Recommended by: Dawan Stanford, Design Director

What it is

Design tools: Dweck's research has found that when individuals "believe they can get smarter, they understand that effort makes them stronger. Therefore they put in extra time and effort, and that leads to higher achievement."
Dweck’s research has found that when individuals “believe they can get smarter, they understand that effort makes them stronger. Therefore they put in extra time and effort, and that leads to higher achievement.”

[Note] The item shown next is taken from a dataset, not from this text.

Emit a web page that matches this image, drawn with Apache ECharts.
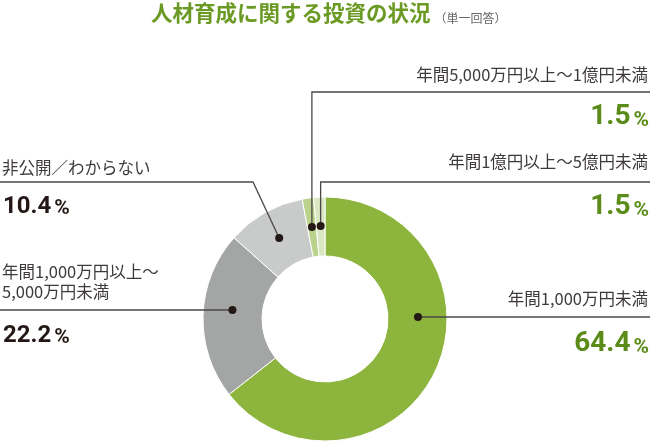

Discovered and championed by Stanford professor Carol Dweck, a growth mindset is when “people believe that their most basic abilities can be developed through dedication and hard work–brains and talent are just the starting point.” A growth mindset is juxtaposed to a fixed mindset, where people think their abilities are set and can be used, not developed.

Example of it in action

Part of the training we offered to participants in the Academy for Innovation in Higher Education Leadership was exposing them to growth versus fixed mindsets. The simple step of just being self-aware was enough to get them to think about their work more deeply and with greater ownership.

Why it matters

One way to frame the purpose of higher education is delivering learning environments where people develop the ability to wrestle with the complexities of designing a life and shaping the world. In dealing with those complexities, analytical reasoning only gets you so far. Creating novel solutions requires an openness to new ways of thinking, behaving, and building. Understanding a growth mindset develops self-awareness around choices and behaviors. Design thinking offers a way to experience and learn from rapid feedback on those choices and behaviors. Connecting growth mindset to design practices offers participants in a design project a reflection tool that supports growing into thinking like a designer.